======== Data for this task ========

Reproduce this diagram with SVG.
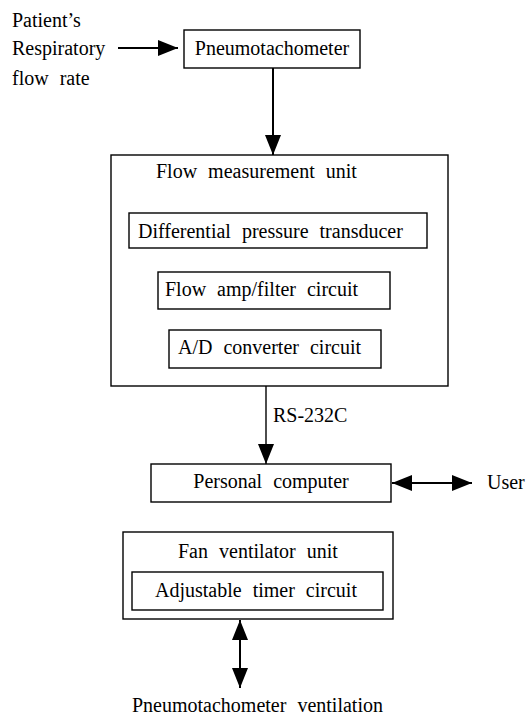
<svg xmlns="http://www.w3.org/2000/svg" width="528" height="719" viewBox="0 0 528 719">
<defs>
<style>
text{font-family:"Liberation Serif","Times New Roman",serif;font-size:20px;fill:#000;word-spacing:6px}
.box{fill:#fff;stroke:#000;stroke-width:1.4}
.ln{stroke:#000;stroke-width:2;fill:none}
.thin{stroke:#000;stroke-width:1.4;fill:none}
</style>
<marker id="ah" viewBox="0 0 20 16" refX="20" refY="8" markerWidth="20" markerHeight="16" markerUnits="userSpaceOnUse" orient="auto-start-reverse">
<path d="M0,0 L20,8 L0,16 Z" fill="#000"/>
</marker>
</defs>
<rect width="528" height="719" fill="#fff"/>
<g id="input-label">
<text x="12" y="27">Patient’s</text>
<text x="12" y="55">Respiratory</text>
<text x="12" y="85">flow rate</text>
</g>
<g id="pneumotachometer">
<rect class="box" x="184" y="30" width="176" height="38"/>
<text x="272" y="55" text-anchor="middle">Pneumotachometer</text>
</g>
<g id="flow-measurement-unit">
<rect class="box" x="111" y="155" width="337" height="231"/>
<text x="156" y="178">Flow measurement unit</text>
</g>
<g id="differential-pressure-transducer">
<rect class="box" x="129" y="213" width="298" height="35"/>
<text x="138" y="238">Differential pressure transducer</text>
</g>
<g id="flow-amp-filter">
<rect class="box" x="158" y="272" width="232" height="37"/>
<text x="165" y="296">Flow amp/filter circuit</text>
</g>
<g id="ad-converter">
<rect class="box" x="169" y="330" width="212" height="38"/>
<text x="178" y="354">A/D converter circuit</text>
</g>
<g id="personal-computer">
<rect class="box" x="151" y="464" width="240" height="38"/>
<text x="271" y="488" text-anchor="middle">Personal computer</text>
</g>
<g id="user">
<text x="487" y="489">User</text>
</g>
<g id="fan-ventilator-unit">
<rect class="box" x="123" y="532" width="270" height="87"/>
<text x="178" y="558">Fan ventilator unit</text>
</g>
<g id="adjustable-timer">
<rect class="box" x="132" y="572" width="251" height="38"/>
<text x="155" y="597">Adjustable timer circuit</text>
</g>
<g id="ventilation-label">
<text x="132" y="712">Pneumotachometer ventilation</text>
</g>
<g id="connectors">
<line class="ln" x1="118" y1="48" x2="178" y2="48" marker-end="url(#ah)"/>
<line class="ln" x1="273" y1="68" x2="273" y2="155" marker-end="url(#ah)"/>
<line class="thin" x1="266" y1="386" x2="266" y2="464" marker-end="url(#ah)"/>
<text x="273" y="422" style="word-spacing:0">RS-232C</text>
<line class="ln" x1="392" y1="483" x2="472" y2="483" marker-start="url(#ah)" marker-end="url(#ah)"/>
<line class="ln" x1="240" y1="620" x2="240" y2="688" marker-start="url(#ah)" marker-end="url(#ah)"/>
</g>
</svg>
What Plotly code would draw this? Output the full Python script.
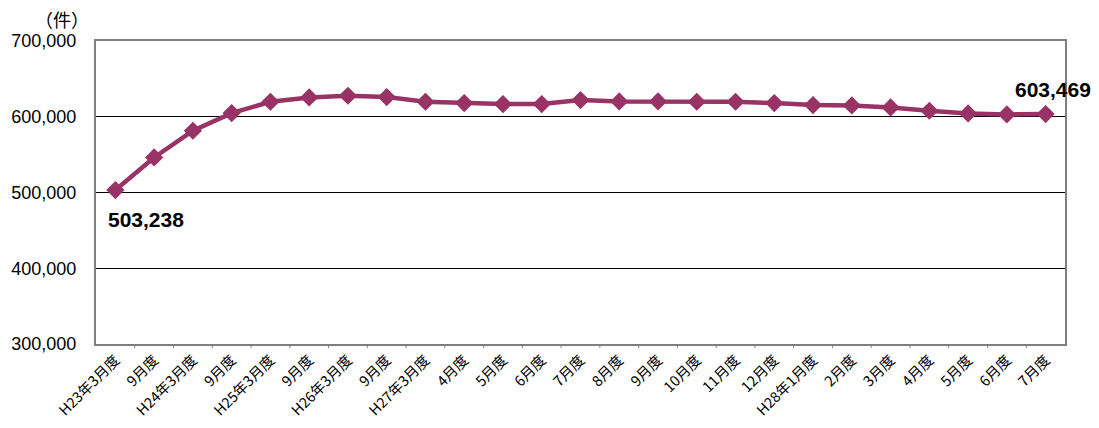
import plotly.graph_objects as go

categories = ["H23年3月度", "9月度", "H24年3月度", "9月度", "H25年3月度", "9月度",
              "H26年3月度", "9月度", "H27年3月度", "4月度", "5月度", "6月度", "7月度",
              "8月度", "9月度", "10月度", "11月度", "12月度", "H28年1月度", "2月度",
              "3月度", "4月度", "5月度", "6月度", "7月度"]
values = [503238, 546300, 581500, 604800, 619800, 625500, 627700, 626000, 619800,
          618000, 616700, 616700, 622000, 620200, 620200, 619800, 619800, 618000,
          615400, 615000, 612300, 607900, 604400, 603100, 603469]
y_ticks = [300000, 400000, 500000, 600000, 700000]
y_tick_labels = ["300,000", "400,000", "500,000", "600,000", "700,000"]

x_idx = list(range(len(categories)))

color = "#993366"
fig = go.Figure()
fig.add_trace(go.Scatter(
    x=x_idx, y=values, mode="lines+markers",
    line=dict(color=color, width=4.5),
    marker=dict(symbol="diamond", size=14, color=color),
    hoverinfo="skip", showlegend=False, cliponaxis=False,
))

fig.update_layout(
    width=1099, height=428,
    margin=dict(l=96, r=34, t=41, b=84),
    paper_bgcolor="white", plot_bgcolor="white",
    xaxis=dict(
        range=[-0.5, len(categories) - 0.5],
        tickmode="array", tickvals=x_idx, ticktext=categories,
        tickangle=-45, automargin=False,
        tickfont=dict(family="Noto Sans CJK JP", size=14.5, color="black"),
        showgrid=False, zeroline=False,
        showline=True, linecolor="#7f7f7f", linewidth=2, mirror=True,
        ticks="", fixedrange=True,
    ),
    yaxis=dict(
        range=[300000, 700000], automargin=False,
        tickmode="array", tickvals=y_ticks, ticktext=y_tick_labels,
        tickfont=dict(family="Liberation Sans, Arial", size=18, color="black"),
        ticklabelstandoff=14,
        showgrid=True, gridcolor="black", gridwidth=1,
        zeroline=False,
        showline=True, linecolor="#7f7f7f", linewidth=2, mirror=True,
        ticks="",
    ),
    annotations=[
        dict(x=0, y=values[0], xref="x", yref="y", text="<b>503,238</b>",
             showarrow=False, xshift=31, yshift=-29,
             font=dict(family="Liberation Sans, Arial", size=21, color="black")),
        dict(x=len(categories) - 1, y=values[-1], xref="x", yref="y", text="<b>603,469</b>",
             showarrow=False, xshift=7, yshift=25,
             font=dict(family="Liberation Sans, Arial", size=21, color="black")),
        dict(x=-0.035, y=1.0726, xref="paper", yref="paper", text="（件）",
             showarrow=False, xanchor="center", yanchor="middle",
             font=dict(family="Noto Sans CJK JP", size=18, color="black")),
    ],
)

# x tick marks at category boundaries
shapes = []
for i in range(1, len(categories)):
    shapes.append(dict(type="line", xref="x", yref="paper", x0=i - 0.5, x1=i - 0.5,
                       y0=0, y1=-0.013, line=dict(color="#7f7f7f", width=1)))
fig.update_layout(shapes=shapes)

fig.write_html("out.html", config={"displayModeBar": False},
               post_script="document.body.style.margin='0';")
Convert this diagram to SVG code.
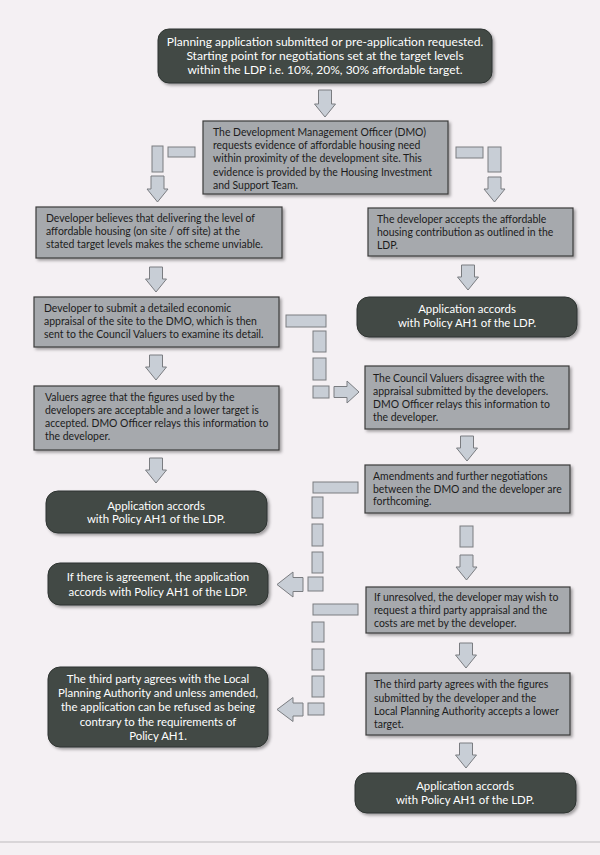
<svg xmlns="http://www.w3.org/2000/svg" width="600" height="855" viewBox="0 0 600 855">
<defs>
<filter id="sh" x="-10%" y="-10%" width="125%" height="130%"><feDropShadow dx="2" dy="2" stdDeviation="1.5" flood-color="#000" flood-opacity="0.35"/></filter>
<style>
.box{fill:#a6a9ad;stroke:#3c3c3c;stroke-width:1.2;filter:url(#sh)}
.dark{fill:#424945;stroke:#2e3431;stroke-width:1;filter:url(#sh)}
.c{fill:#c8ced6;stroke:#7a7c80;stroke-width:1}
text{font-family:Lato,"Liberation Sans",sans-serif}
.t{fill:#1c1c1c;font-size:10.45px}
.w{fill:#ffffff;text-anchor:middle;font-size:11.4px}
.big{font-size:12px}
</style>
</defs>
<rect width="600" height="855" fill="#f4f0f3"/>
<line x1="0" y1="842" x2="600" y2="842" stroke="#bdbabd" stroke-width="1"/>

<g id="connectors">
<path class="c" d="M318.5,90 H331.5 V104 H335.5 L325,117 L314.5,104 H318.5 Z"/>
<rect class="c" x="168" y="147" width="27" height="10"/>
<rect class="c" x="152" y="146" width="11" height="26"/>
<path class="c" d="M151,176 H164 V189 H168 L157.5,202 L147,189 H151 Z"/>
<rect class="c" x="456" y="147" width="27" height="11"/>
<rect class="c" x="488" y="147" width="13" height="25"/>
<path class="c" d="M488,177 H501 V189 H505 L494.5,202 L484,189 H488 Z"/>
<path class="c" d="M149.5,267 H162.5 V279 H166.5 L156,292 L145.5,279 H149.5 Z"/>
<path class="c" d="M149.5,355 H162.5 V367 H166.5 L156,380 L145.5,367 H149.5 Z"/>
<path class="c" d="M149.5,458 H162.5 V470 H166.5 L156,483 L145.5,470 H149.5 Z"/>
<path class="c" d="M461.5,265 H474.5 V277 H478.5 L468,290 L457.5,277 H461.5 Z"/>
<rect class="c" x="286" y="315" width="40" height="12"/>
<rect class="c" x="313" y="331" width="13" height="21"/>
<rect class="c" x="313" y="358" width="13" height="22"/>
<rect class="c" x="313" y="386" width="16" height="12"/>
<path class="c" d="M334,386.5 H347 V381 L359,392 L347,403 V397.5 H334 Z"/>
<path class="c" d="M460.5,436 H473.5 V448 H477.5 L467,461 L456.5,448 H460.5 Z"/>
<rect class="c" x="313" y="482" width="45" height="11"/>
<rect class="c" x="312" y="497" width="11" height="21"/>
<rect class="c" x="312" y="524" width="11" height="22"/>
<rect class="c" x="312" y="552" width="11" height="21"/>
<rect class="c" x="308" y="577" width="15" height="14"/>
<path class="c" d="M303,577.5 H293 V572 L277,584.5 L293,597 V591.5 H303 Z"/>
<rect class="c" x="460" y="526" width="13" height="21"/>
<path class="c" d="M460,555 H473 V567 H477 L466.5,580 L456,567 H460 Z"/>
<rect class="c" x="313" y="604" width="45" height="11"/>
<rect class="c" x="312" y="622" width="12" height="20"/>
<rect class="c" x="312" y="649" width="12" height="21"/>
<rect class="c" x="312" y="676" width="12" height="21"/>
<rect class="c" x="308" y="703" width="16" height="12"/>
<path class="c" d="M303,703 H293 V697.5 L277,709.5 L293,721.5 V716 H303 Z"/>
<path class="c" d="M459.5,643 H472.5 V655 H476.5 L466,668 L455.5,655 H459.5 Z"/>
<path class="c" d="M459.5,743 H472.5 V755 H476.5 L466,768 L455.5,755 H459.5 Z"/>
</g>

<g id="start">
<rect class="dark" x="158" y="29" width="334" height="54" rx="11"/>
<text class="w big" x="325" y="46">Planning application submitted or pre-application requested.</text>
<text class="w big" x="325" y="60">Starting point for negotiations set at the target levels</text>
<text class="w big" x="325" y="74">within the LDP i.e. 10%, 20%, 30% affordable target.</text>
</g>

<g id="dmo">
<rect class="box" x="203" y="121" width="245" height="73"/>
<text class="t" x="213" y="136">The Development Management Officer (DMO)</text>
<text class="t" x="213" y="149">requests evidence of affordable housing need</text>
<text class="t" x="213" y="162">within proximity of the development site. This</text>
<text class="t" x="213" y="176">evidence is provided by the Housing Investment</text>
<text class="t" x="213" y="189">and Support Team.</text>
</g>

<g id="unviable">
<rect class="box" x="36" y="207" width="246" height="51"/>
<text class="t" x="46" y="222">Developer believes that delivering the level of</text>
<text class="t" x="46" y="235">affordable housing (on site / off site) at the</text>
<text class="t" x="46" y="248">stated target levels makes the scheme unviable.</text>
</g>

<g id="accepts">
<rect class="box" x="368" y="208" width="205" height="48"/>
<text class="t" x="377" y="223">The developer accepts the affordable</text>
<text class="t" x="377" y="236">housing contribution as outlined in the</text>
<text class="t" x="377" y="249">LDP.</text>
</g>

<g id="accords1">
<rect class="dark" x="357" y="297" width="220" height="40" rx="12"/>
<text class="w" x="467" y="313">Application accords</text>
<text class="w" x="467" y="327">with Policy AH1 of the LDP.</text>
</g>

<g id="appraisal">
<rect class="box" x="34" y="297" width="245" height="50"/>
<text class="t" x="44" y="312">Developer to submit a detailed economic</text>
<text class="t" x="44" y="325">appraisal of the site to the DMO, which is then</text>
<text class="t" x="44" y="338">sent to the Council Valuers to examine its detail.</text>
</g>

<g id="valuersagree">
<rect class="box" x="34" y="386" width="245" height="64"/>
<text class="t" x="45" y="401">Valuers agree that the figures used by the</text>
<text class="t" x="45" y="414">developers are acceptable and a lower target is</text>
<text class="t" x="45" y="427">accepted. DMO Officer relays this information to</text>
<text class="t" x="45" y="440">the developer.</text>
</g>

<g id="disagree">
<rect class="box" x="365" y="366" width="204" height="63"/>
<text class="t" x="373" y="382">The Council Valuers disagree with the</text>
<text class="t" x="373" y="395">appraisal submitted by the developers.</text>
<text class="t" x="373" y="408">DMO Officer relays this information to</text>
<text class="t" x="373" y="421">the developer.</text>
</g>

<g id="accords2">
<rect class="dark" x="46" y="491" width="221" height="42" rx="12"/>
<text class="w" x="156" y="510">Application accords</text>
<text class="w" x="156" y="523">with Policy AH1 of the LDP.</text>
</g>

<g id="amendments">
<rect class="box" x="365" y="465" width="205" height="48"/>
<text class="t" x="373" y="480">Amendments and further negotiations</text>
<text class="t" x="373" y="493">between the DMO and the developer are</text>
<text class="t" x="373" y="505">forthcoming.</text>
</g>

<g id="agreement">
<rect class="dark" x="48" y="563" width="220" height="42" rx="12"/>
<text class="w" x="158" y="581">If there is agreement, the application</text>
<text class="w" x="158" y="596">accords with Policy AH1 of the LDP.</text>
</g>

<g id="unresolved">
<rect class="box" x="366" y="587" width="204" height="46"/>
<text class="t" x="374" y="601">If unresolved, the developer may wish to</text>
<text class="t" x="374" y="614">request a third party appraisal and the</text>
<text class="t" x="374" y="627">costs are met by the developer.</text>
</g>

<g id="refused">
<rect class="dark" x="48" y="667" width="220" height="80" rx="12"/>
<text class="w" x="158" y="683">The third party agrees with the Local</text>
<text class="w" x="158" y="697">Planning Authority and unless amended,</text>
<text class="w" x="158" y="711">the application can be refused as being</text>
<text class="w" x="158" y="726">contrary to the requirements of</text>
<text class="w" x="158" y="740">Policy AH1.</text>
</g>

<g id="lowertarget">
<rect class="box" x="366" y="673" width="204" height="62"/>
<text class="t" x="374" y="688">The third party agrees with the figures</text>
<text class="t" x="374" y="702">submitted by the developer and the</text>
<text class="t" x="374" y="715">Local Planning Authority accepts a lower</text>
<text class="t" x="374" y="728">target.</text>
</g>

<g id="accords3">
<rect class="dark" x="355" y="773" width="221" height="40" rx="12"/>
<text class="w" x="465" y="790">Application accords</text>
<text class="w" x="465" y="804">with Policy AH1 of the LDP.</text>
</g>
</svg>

========

Do this: Copy only the lines above from the one containing "What Plotly code" through the one containing "import plotly.graph_objects as go", both included. Leave out the pictures.

Correct output:
What Plotly code would draw this? Output the full Python script.
import plotly.graph_objects as go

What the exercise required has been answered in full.